A disabled war correspondent was forced to crawl to the bathroom on a recent London-bound flight because the airline banned wheelchairs, he said.
BBC journalist Frank Gardner, 63, shared the degrading ordeal on X Monday.
“Wow. It’s 2024 and I’ve just had to crawl along the floor of this LOT Polish airline to get to the toilet during a flight back from Warsaw as ‘we don’t have onboard wheelchairs. It’s airline policy,’” Gardner said.
“If you’re disabled and you can’t walk this is just discriminatory,” the veteran journo – who was shot and paralyzed by al-Qaeda gunmen in Saudi Arabia 20 years ago – added.
The post was accompanied by a photo of Gardner’s legs on the floor of the plane.
“In fairness to the cabin crew, they were as helpful and apologetic as they could be. Not their fault, it’s the airline. Won’t be flying LOT again until they join the 21st century,” Gardner wrote in a follow-up post.
He also discussed the “inhumane” incident on BBC Breakfast Tuesday.
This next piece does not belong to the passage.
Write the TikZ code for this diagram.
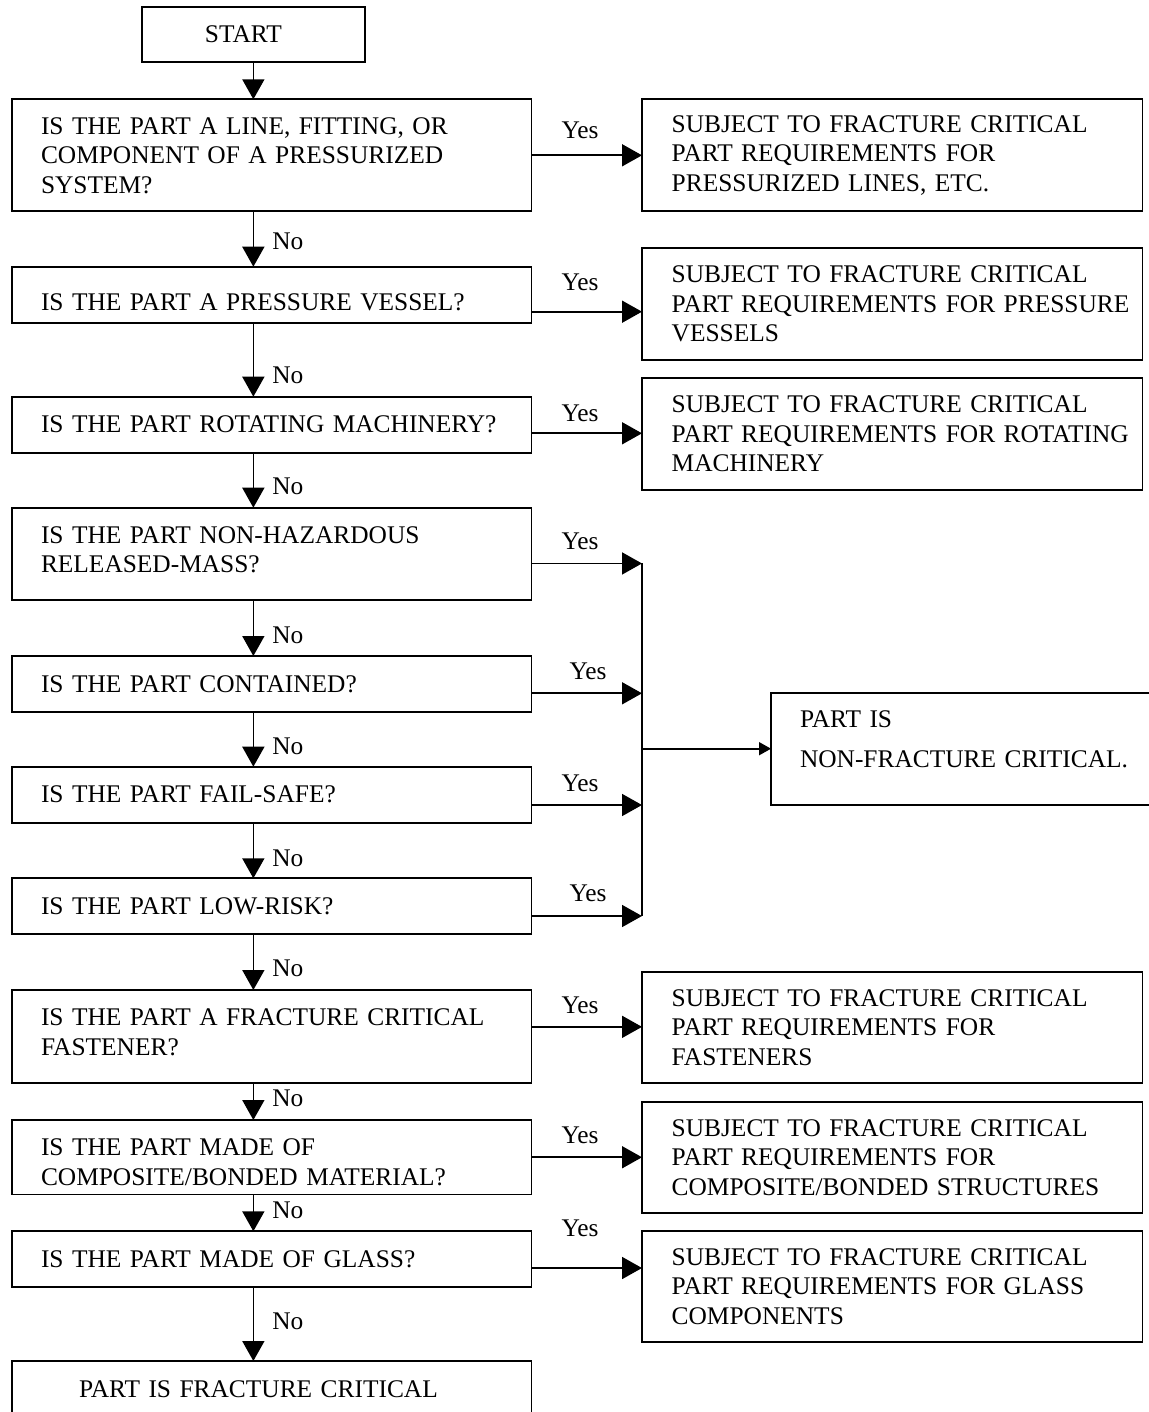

“It is outrageous in terms of air travel that LOT, the Polish airline I traveled on from Warsaw last night back to London, had no onboard aisle chair,” Gardner lamented.
“I said, ‘Well, how do you expect me to go to the loo?’ ‘Well, we can help you.’
“Well, not really, because if somebody drags you to the loo it’s too difficult. I had to crawl on my backside along the floor – which wasn’t particularly clean – of the aircraft,” he said.
“The cabin crew were very embarrassed and they were as helpful as they could – there was a really nice steward there who was fantastic. He was able to take my legs.
“But the point is, guys, it’s not difficult to have an onboard aisle chair. These things fold up to the size of a pram, if not smaller, and they fit into an overhead locker or into a cupboard.”